Dans ces conditions, monsieur le ministre, vous comprendrez que la très grande majorité des membres du RDSE ne puissent pas adopter les crédits de la mission. (Applaudissements sur certaines travées du RDSE, ainsi que sur les travées du groupe socialiste-EELV.)
M. le président. La parole est à M. Jean-Pierre Godefroy.
M. Jean-Pierre Godefroy. Monsieur le président, monsieur le ministre, mes chers collègues, le chômage et l’emploi sont les premières préoccupations des Français. Nombreux sont ceux qui s’inquiètent pour leur avenir.
Selon une étude publiée au mois de septembre dernier par l’institut TNS-Sofres, 66 % des Français, soit les deux tiers, font état de risques de chômage pour eux-mêmes ou pour l’un des membres du foyer dans les mois à venir et 31 % estiment même qu’il y a « beaucoup » de risques.
Cette inquiétude n’épargne personne.

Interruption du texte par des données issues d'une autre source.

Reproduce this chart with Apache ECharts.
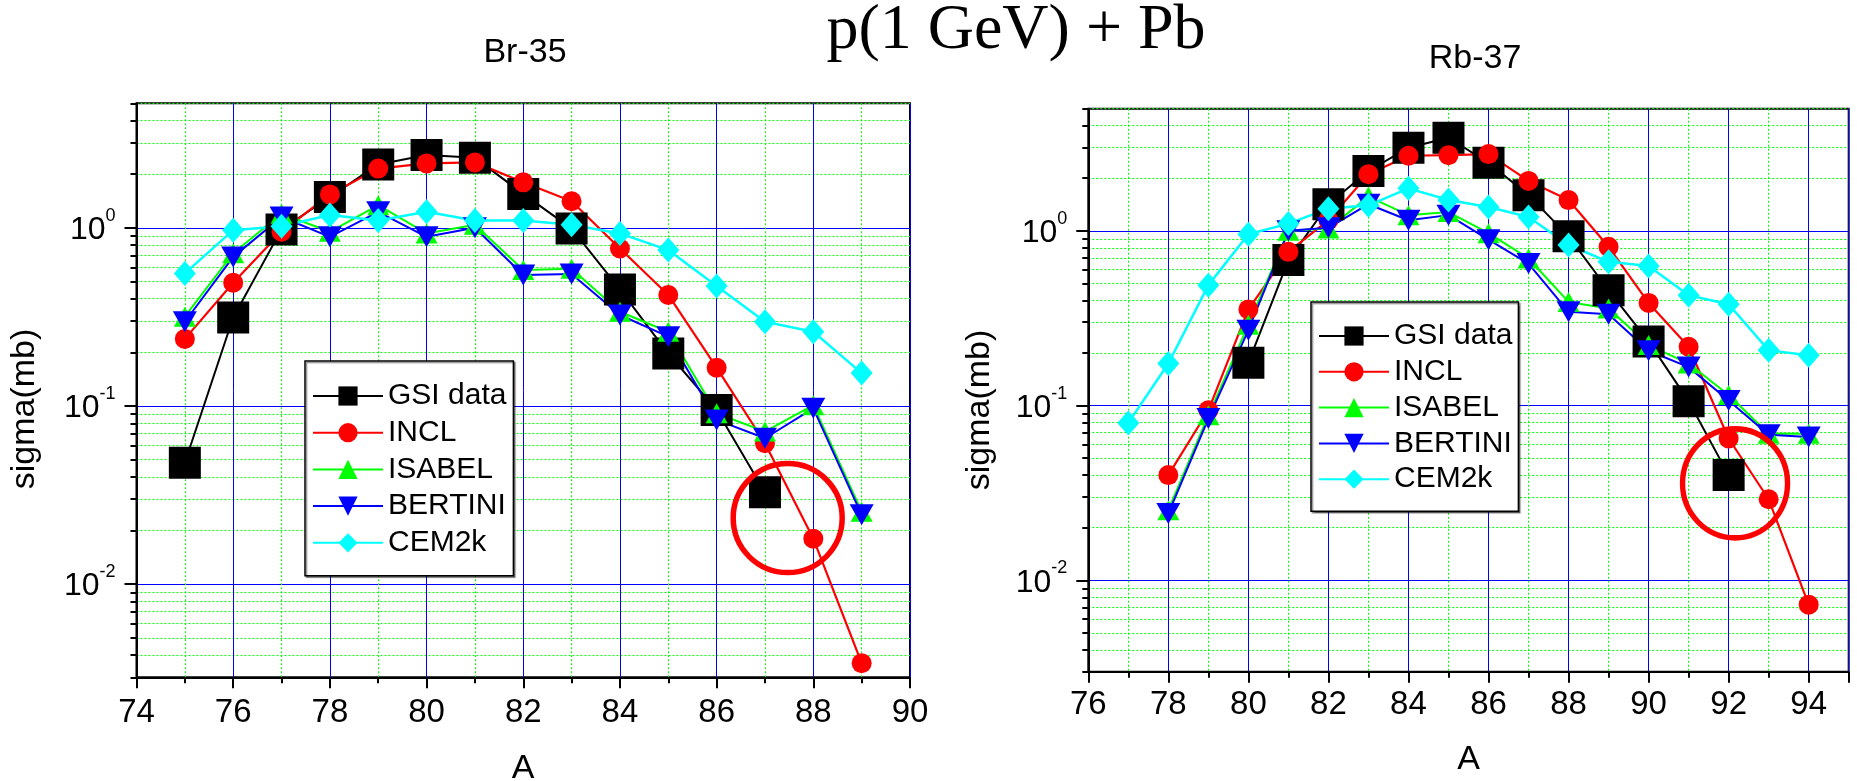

Si les ouvriers se montrent particulièrement pessimistes – on le comprend ! –, à 76 %, l’inquiétude à l’égard du chômage touche également très largement les cadres, à 70 %. L’avalanche de plans sociaux et l’augmentation des chiffres du chômage semblent leur donner raison.
Dans ce contexte, et alors que le taux de croissance prévu est proche de zéro, vous choisissez de diminuer les crédits de la mission « Travail et emploi » de 12 %, soit près de 1,7 milliard d’euros par rapport à 2011. Il s’agit d’une baisse historique qui a de quoi surprendre !
Avec un nombre de demandeurs d’emploi qui, toutes catégories confondues, est reparti à la hausse – je pense notamment à l’explosion du chômage de longue durée, avec une augmentation de près de 9 %, atteignant le chiffre de 1,6 million de personnes –, l’emploi devrait être votre première priorité. Surtout, cela devrait se concrétiser dans un budget offensif. Force est de constater que nous sommes bien loin du compte. Au mieux, les crédits stagnent en euros courants. Mais la plupart sont en baisse !
Pour ma part, j’insisterai sur deux points : les maisons de l’emploi et les contrats aidés.
Pour les maisons de l’emploi, le scénario est identique à celui de l’année dernière.